The structural point: most retail traders try to actively trade their entire Bitcoin position. The math rarely supports this. Separating long-term holding from active trading captures the benefits of both approaches and matches how serious traders actually structure their capital.


The honest bottom line

Bitcoin has produced extraordinary long-term returns. Active trading has produced mixed results. For most retail traders in most jurisdictions, holding outperforms trading after accounting for fees, taxes, and behavioral errors.

The specific exceptions – bear markets, range-bound periods, people who can't emotionally hold through drawdowns – are real but narrower than most traders believe.
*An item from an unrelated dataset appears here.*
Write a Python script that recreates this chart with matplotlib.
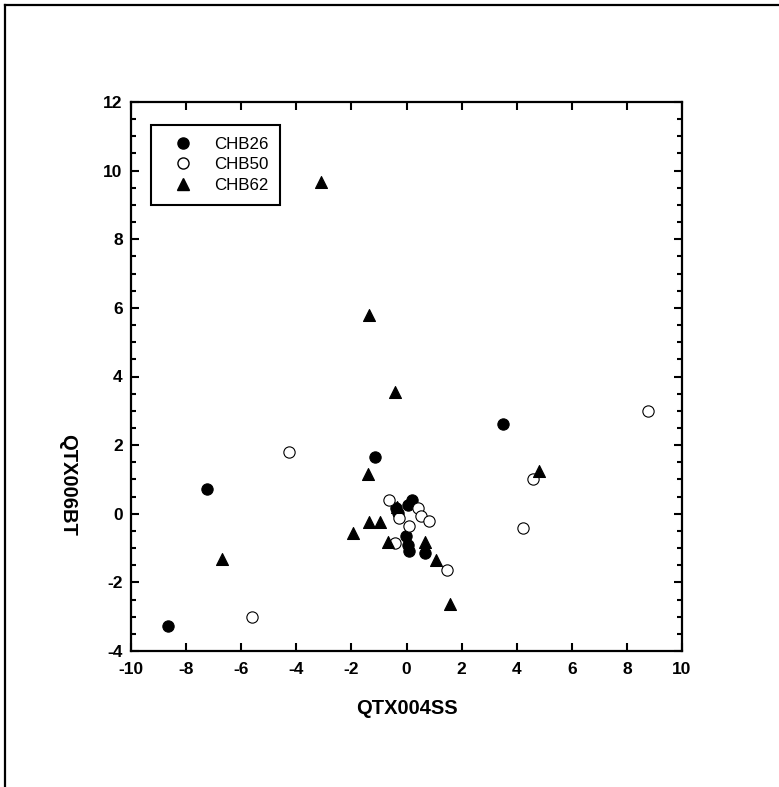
import numpy as np
import matplotlib
matplotlib.use('Agg')
import matplotlib.pyplot as plt
from matplotlib.lines import Line2D
from matplotlib.ticker import MultipleLocator

plt.rcParams['font.family'] = ['Liberation Sans', 'DejaVu Sans']
plt.rcParams['axes.unicode_minus'] = False

# sample scores, one pair (QTX004SS, QTX006BT) per individual
chb26_x = [-7.24, -8.66, -1.14, 3.50, -0.38, 0.19, 0.07, -0.02, 0.07, 0.09, 0.67, -0.30]
chb26_y = [0.73, -3.27, 1.66, 2.62, 0.17, 0.41, 0.26, -0.66, -0.90, -1.10, -1.13, 0.03]

chb50_x = [-0.62, -0.26, 0.10, 0.43, 0.52, 0.83, -0.42, 1.48, -4.27, -5.61, 4.23, 4.60, 8.77]
chb50_y = [0.41, -0.13, -0.35, 0.17, -0.08, -0.22, -0.85, -1.63, 1.81, -3.00, -0.41, 1.00, 3.00]

chb62_x = [-1.95, -1.35, -0.96, -0.66, 0.67, 1.07, -3.10, -1.36, -0.42, -1.40, 4.81, -6.70, 1.58, -0.35]
chb62_y = [-0.56, -0.25, -0.25, -0.81, -0.81, -1.34, 9.68, 5.80, 3.56, 1.17, 1.25, -1.31, -2.62, 0.20]

fig = plt.figure(figsize=(7.79, 7.87), dpi=100)
ax = fig.add_axes([131 / 779, 1 - 651 / 787, 551 / 779, 549 / 787])

ax.scatter(chb26_x, chb26_y, s=66, marker='o', facecolor='black', edgecolor='black', linewidth=0.8, zorder=3)
ax.scatter(chb50_x, chb50_y, s=66, marker='o', facecolor='white', edgecolor='black', linewidth=0.8, zorder=3)
ax.scatter(chb62_x, chb62_y, s=74, marker='^', facecolor='black', edgecolor='black', linewidth=0.8, zorder=3)

ax.set_xlim(-10, 10)
ax.set_ylim(-4, 12)
ax.xaxis.set_major_locator(MultipleLocator(2))
ax.yaxis.set_major_locator(MultipleLocator(2))
ax.yaxis.set_minor_locator(MultipleLocator(0.5))
ax.tick_params(which='both', direction='in', top=True, right=True, width=1.5)
ax.tick_params(which='major', length=6, labelsize=12.5, pad=6)
ax.tick_params(axis='x', which='major', pad=8)
ax.tick_params(which='minor', length=3.5)
for lab in ax.get_xticklabels() + ax.get_yticklabels():
    lab.set_fontweight('bold')
for sp in ax.spines.values():
    sp.set_linewidth(1.6)

fig.text(407 / 779, 1 - 709 / 787, 'QTX004SS', ha='center', va='center', fontsize=14.5, fontweight='bold')
fig.text(68 / 779, 1 - 485 / 787, 'QTX006BT', ha='center', va='center', rotation=270,
         fontsize=14.5, fontweight='bold')

handles = [
    Line2D([], [], ls='none', marker='o', ms=8, mfc='black', mec='black'),
    Line2D([], [], ls='none', marker='o', ms=8, mfc='white', mec='black'),
    Line2D([], [], ls='none', marker='^', ms=8.5, mfc='black', mec='black'),
]
leg = ax.legend(handles, ['CHB26', 'CHB50', 'CHB62'], loc='upper left',
                bbox_to_anchor=(20 / 551, 1 - 23 / 549), fontsize=12.2,
                fancybox=False, framealpha=1, edgecolor='black',
                handletextpad=0.6, labelspacing=0.32, borderpad=0.7,
                borderaxespad=0, handlelength=2.4)
leg.get_frame().set_linewidth(1.5)

# page border on top and left
fig.add_artist(Line2D([5 / 779, 1], [1 - 5 / 787, 1 - 5 / 787], color='black', lw=1.6))
fig.add_artist(Line2D([5 / 779, 5 / 779], [0, 1 - 5 / 787], color='black', lw=1.6))

fig.savefig('out.png', dpi=100)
The optimal approach for most people is neither pure holding nor pure active trading. It's a hybrid where the majority of capital holds long-term for tax and trend capture, and a smaller allocation is actively managed for non-trending periods. This respects the math while acknowledging that capital sitting completely idle through multi-year sideways periods isn't psychologically or practically ideal either.

Don't trade Bitcoin because you saw a chart that said "BTC +30% this week" and thought you could beat it. Trade Bitcoin because you've done the math on your specific portfolio size, tax situation, and emotional capacity, and you've concluded that active management of a portion of your allocation makes sense within a framework where long-term holding does the heavy lifting.

Find the tools that match your specific situation. Run the numbers honestly. Don't fight the tax system. Don't panic sell. Don't trade with money you'd be emotionally devastated to lose.

And don't forget what the ten-year chart actually shows. The hardest Bitcoin strategy to beat is the one where you bought it and did nothing.